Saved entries

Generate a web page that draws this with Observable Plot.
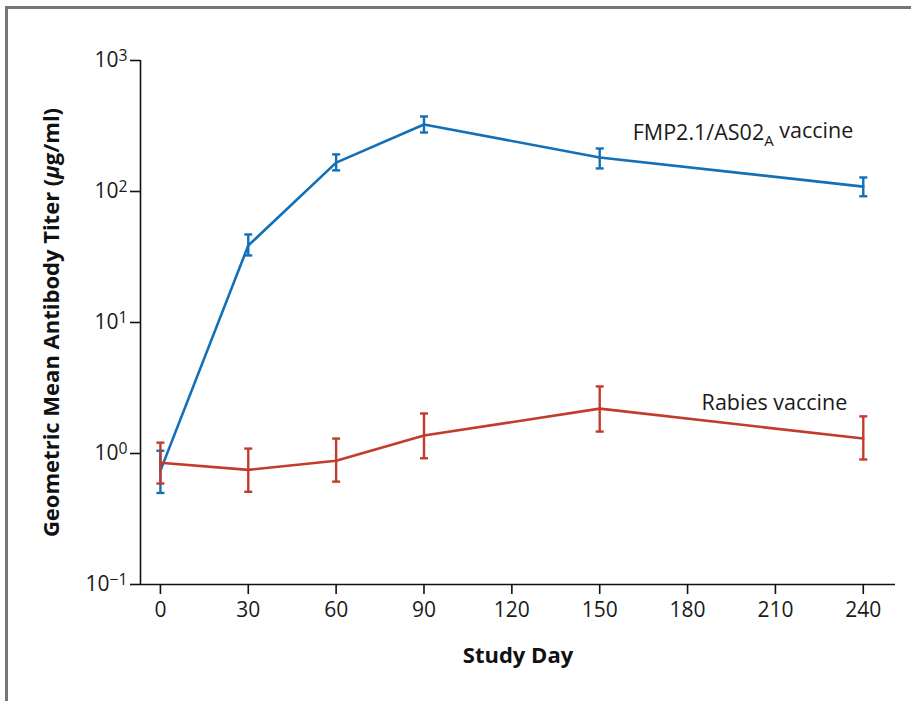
<!DOCTYPE html>
<html><head><meta charset="utf-8">
<script src="https://cdn.jsdelivr.net/npm/d3@7"></script>
<script src="https://cdn.jsdelivr.net/npm/@observablehq/plot@0.6"></script>
<style>
body{margin:0;background:#fff;}
#wrap{position:relative;width:911px;height:701px;overflow:hidden;}
#border{position:absolute;left:5px;top:6px;right:-20px;bottom:-20px;border-top:3px solid #767676;border-left:3px solid #767676;}
#chart{position:absolute;left:0;top:0;}
</style></head>
<body><div id="wrap"><div id="border"></div><div id="chart"></div></div>
<script>
const days = [0, 30, 60, 90, 150, 240];
const fmpMean = [0.74, 38.7, 166, 325, 182, 109];
const fmpLow  = [0.50, 32.5, 145, 282, 150, 92];
const fmpHigh = [1.05, 47, 192, 374, 213, 128];
const rabMean = [0.85, 0.75, 0.88, 1.37, 2.2, 1.3];
const rabLow  = [0.59, 0.51, 0.61, 0.92, 1.47, 0.90];
const rabHigh = [1.21, 1.09, 1.30, 2.02, 3.25, 1.92];
const xTicks = [0, 30, 60, 90, 120, 150, 180, 210, 240];
const yTicks = [0.1, 1, 10, 100, 1000];
const seriesNames = ["FMP2.1/AS02A vaccine", "Rabies vaccine"];
const yLabel = "Geometric Mean Antibody Titer (μg/ml)";
const xLabel = "Study Day";

const BLUE = "#1170b8", RED = "#c23b2c";
const fmp = days.map((d, i) => ({day: d, mean: fmpMean[i], low: fmpLow[i], high: fmpHigh[i]}));
const rab = days.map((d, i) => ({day: d, mean: rabMean[i], low: rabLow[i], high: rabHigh[i]}));

const cap = {draw(ctx, size) { const r = Math.sqrt(size / Math.PI); ctx.moveTo(-r, 0); ctx.lineTo(r, 0); }};

function series(data, color) {
  return [
    Plot.line(data, {x: "day", y: "mean", stroke: color, strokeWidth: 2.6}),
    Plot.ruleX(data, {x: "day", y1: "low", y2: "high", stroke: color, strokeWidth: 2.4}),
    Plot.dot(data, {x: "day", y: "low", symbol: cap, r: 4, stroke: color, strokeWidth: 2.4}),
    Plot.dot(data, {x: "day", y: "high", symbol: cap, r: 4, stroke: color, strokeWidth: 2.4})
  ];
}

const chart = Plot.plot({
  width: 911, height: 701,
  marginLeft: 140, marginRight: 16, marginTop: 60, marginBottom: 117,
  style: {fontFamily: "'Open Sans', sans-serif", fontSize: "21px", color: "#1a1a1a", background: "transparent"},
  x: {domain: [-6.8, 251]},
  y: {type: "log", domain: [0.1, 1000]},
  marks: [
    Plot.ruleX([-6.8], {stroke: "#111", strokeWidth: 1.6}),
    Plot.ruleY([0.1], {stroke: "#111", strokeWidth: 1.6}),
    Plot.axisX({ticks: xTicks, tickSize: 10, tickPadding: 8, label: null, fontSize: 21, stroke: "#111", strokeWidth: 1.6}),
    Plot.axisY({ticks: yTicks, tickSize: 10, tickPadding: 3, label: null, fontSize: 21, stroke: "#111", strokeWidth: 1.6,
      tickFormat: d => "10^" + Math.round(Math.log10(d))}),
    ...series(fmp, BLUE),
    ...series(rab, RED),
    Plot.text([seriesNames[0]], {x: 240, y: 277, dx: -10, textAnchor: "end", fontSize: 21.5, fill: "#1a1a1a"}),
    Plot.text([seriesNames[1]], {x: 240, y: 2.41, dx: -16, textAnchor: "end", fontSize: 21.5, fill: "#1a1a1a"}),
    Plot.text([yLabel], {frameAnchor: "left", rotate: -90, dx: -89, textAnchor: "middle", lineAnchor: "middle", fontWeight: "bold", fontSize: 22, fill: "#111"}),
    Plot.text([xLabel], {frameAnchor: "bottom", dy: 71, textAnchor: "middle", lineAnchor: "middle", fontWeight: "bold", fontSize: 22, fill: "#111"})
  ]
});
document.getElementById("chart").append(chart);

const NS = "http://www.w3.org/2000/svg";
chart.querySelectorAll('g[aria-label="y-axis tick label"] text').forEach(t => {
  const s = t.textContent; const m = s.match(/^10\^(-?\d+)$/);
  if (!m) return;
  t.textContent = "10";
  const sup = document.createElementNS(NS, "tspan");
  sup.setAttribute("dy", "-0.4em"); sup.setAttribute("font-size", "0.75em");
  sup.textContent = m[1].replace("-", "\u2212");
  t.appendChild(sup);
});
chart.querySelectorAll("text").forEach(t => {
  if (t.textContent === seriesNames[0]) {
    t.textContent = "FMP2.1/AS02";
    const sub = document.createElementNS(NS, "tspan");
    sub.setAttribute("dy", "0.35em"); sub.setAttribute("font-size", "0.7em"); sub.textContent = "A";
    const rest = document.createElementNS(NS, "tspan");
    rest.setAttribute("dy", "-0.35em"); rest.textContent = " vaccine";
    t.appendChild(sub); t.appendChild(rest);
  } else if (t.textContent === yLabel) {
    const [a, b] = yLabel.split("μ");
    t.textContent = a;
    const mu = document.createElementNS(NS, "tspan");
    mu.setAttribute("font-style", "italic"); mu.textContent = "μ";
    t.appendChild(mu); t.appendChild(document.createTextNode(b));
  }
});
</script>
</body></html>
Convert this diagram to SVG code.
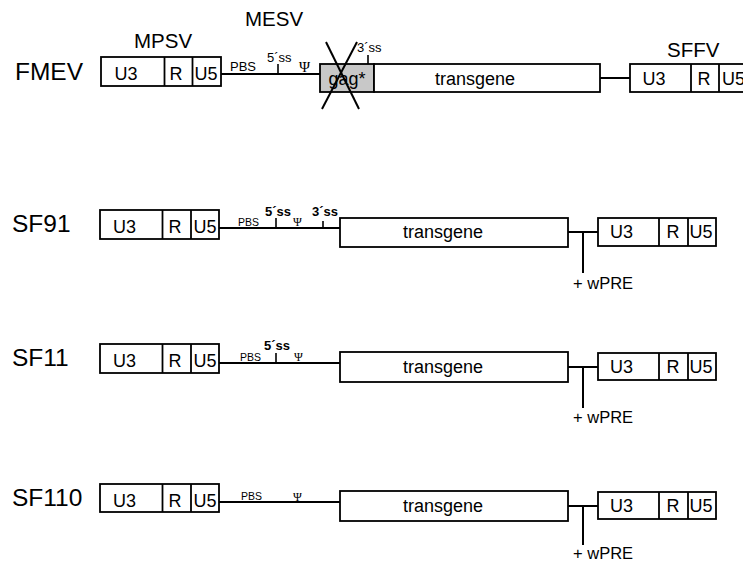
<svg xmlns="http://www.w3.org/2000/svg" width="743" height="562" viewBox="0 0 743 562">
<style>
text{font-family:"Liberation Sans",Arial,sans-serif;fill:#000}
.box{fill:#fff;stroke:#000;stroke-width:1.8}
.gag{fill:#c8c8c8;stroke:#000;stroke-width:1.8}
.dv{stroke:#000;stroke-width:1.8;fill:none}
.ln{stroke:#000;stroke-width:2;fill:none}
.tk{stroke:#000;stroke-width:1.6;fill:none}
.lbl{font-size:24.5px}
.virus{font-size:20.5px}
.ltr{font-size:18px;text-anchor:middle}
.tg{font-size:18px;text-anchor:middle}
.pbs{font-size:13px}
.pbss{font-size:10.5px}
.ss{font-size:13px}
.ssb{font-size:13px;font-weight:bold}
.psi{font-family:"Liberation Serif","DejaVu Serif",serif;font-size:15px}
.psis{font-family:"Liberation Serif","DejaVu Serif",serif;font-size:12px}
.wpre{font-size:16.5px}
</style>
<rect width="743" height="562" fill="#fff"/>

<g id="labels">
<text class="lbl" x="15" y="80">FMEV</text>
<text class="virus" x="134" y="48">MPSV</text>
<text class="virus" x="245" y="26">MESV</text>
<text class="virus" x="667" y="57">SFFV</text>
<text class="lbl" x="12" y="232">SF91</text>
<text class="lbl" x="12" y="366">SF11</text>
<text class="lbl" x="12" y="506">SF110</text>
</g>

<!-- FMEV -->
<g id="fmev-ltr5">
<rect class="box" x="101" y="57" width="120" height="29"/>
<line class="dv" x1="164.5" y1="57" x2="164.5" y2="86"/>
<line class="dv" x1="192.5" y1="57" x2="192.5" y2="86"/>
<text class="ltr" x="126" y="80">U3</text>
<text class="ltr" x="176" y="80">R</text>
<text class="ltr" x="206" y="80">U5</text>
</g>
<g id="fmev-gag">
<rect class="gag" x="320" y="64" width="54" height="28"/>
<text x="347" y="85" style="font-size:18px;text-anchor:middle">gag*</text>
<line class="ln" x1="326" y1="42" x2="359" y2="109"/>
<line class="ln" x1="357" y1="42" x2="322" y2="109"/>
</g>
<g id="fmev-transgene">
<rect class="box" x="374" y="64" width="226" height="28"/>
<text class="tg" x="475" y="85">transgene</text>
</g>
<g id="fmev-ltr3">
<rect class="box" x="630" y="64" width="130" height="28"/>
<line class="dv" x1="691" y1="64" x2="691" y2="92"/>
<line class="dv" x1="719" y1="64" x2="719" y2="92"/>
<text class="ltr" x="654" y="85">U3</text>
<text class="ltr" x="704" y="85">R</text>
<text x="722" y="85" style="font-size:18px">U5</text>
</g>
<g id="fmev-elements">
<text class="pbs" x="230" y="71">PBS</text>
<text class="ss" x="267" y="62">5´ss</text>
<text class="psi" x="299" y="72">Ψ</text>
<text class="ss" x="357" y="52">3´ss</text>
</g>

<!-- SF91 -->
<g id="sf91-ltr5">
<rect class="box" x="100" y="210" width="119" height="29"/>
<line class="dv" x1="162.5" y1="210" x2="162.5" y2="239"/>
<line class="dv" x1="191" y1="210" x2="191" y2="239"/>
<text class="ltr" x="124.5" y="233">U3</text>
<text class="ltr" x="175" y="233">R</text>
<text class="ltr" x="205" y="233">U5</text>
</g>
<g id="sf91-transgene">
<rect class="box" x="340" y="218" width="228" height="29"/>
<text class="tg" x="443" y="238">transgene</text>
</g>
<g id="sf91-ltr3">
<rect class="box" x="598" y="218" width="118" height="28"/>
<line class="dv" x1="659" y1="218" x2="659" y2="246"/>
<line class="dv" x1="688" y1="218" x2="688" y2="246"/>
<text class="ltr" x="621.5" y="238">U3</text>
<text class="ltr" x="673" y="238">R</text>
<text class="ltr" x="701" y="238">U5</text>
</g>
<g id="sf91-elements">
<text class="pbss" x="238" y="226">PBS</text>
<text class="ssb" x="265" y="216">5´ss</text>
<text class="psis" x="293" y="226">Ψ</text>
<text class="ssb" x="312" y="216">3´ss</text>
<text class="wpre" x="573" y="289">+ wPRE</text>
</g>

<!-- SF11 -->
<g id="sf11-ltr5">
<rect class="box" x="100" y="344" width="119" height="29"/>
<line class="dv" x1="162.5" y1="344" x2="162.5" y2="373"/>
<line class="dv" x1="191" y1="344" x2="191" y2="373"/>
<text class="ltr" x="124.5" y="367">U3</text>
<text class="ltr" x="175" y="367">R</text>
<text class="ltr" x="205" y="367">U5</text>
</g>
<g id="sf11-transgene">
<rect class="box" x="340" y="352" width="228" height="30"/>
<text class="tg" x="443" y="373">transgene</text>
</g>
<g id="sf11-ltr3">
<rect class="box" x="598" y="353" width="118" height="27"/>
<line class="dv" x1="659" y1="353" x2="659" y2="380"/>
<line class="dv" x1="688" y1="353" x2="688" y2="380"/>
<text class="ltr" x="621.5" y="373">U3</text>
<text class="ltr" x="673" y="373">R</text>
<text class="ltr" x="701" y="373">U5</text>
</g>
<g id="sf11-elements">
<text class="pbss" x="240" y="361">PBS</text>
<text class="ssb" x="264" y="350">5´ss</text>
<text class="psis" x="294" y="361">Ψ</text>
<text class="wpre" x="573" y="423">+ wPRE</text>
</g>

<!-- SF110 -->
<g id="sf110-ltr5">
<rect class="box" x="100" y="484" width="119" height="28"/>
<line class="dv" x1="162.5" y1="484" x2="162.5" y2="512"/>
<line class="dv" x1="191" y1="484" x2="191" y2="512"/>
<text class="ltr" x="124.5" y="507">U3</text>
<text class="ltr" x="175" y="507">R</text>
<text class="ltr" x="205" y="507">U5</text>
</g>
<g id="sf110-transgene">
<rect class="box" x="340" y="491" width="228" height="30"/>
<text class="tg" x="443" y="512">transgene</text>
</g>
<g id="sf110-ltr3">
<rect class="box" x="598" y="492" width="118" height="27"/>
<line class="dv" x1="659" y1="492" x2="659" y2="519"/>
<line class="dv" x1="688" y1="492" x2="688" y2="519"/>
<text class="ltr" x="621.5" y="512">U3</text>
<text class="ltr" x="673" y="512">R</text>
<text class="ltr" x="701" y="512">U5</text>
</g>
<g id="sf110-elements">
<text class="pbss" x="241" y="500">PBS</text>
<text class="psis" x="293" y="501">Ψ</text>
<text class="wpre" x="573" y="559">+ wPRE</text>
</g>

<g id="connectors">
<line class="ln" x1="221" y1="74" x2="320" y2="74"/>
<line class="tk" x1="278" y1="64" x2="278" y2="74"/>
<line class="tk" x1="368" y1="55" x2="368" y2="64"/>
<line class="ln" x1="600" y1="78" x2="630" y2="78"/>

<line class="ln" x1="219" y1="228" x2="340" y2="228"/>
<line class="tk" x1="276" y1="218" x2="276" y2="228"/>
<line class="tk" x1="323" y1="221" x2="323" y2="229"/>
<line class="ln" x1="568" y1="232" x2="598" y2="232"/>
<line class="ln" x1="583" y1="232" x2="583" y2="273"/>

<line class="ln" x1="219" y1="363" x2="340" y2="363"/>
<line class="tk" x1="276" y1="353" x2="276" y2="363"/>
<line class="ln" x1="568" y1="367" x2="598" y2="367"/>
<line class="ln" x1="583" y1="367" x2="583" y2="408"/>

<line class="ln" x1="219" y1="502" x2="340" y2="502"/>
<line class="ln" x1="568" y1="506" x2="598" y2="506"/>
<line class="ln" x1="583" y1="506" x2="583" y2="545"/>
</g>
</svg>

■ **Given request**
Read the data above. Pull out each line in which the string "this" appears.

■ **Solution below**
Generate a web page that draws this with Observable Plot.
Convert this diagram to SVG code.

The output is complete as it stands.